On November 14, the listed construction (its Grade 1 status puts it on a par with the Palace of Westminster) will open its platforms to international travellers, who will find their 306-mile (492km) journey from London to Paris cut by 20 minutes to two hours 15 minutes on the 186mph (300kph) trains.

The William Barlow and Rowland Ordish 'train shed', first opened in 1868, held the world record for the largest enclosed space for a number of years. Now the Gothic-style shed has been restored to its award-winning days under the meticulous eye of UK rail architect Alastair Lansley.

The work, which used 10,000m2 of glass panelling and 300,000 handcrafted Welsh slates, cost £800m.

The station houses 15 international and domestic platforms and 24,994m2 of retail space and its roof is 210m long x 30.5m high x 74.1m wide. A glass extension was designed to accommodate the 18-passenger carriage Eurostar trains.

It was Lansley's idea to open up the station's former beer 'cellarage'. The undercroft, which could once hold 28 million pints, is now an area for passengers to access Eurostar ticket machines, check-in points and security controls. Daylight enters from above through incisions in the platform floor.
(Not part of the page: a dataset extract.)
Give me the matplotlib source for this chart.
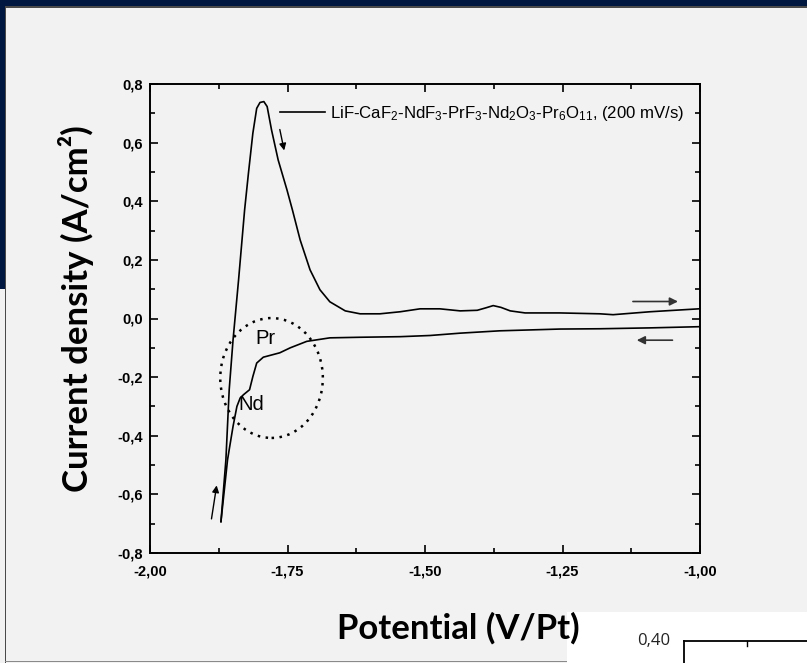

Once on Eurostar, travellers will benefit from a gamut of engineering achievements. Over 11 years, engineers worked for more than 100 million hours, removing 15 million cubic metres of earth from 60km of tunnels through east London and Kent.

They also laid 499km of track, five million sleepers and 298km of communication cables; not to mention the bridges the engineers 'slid' — the rapid transference of large structures from offline construction into permanent position — and the 13 listed buildings they shifted along the way.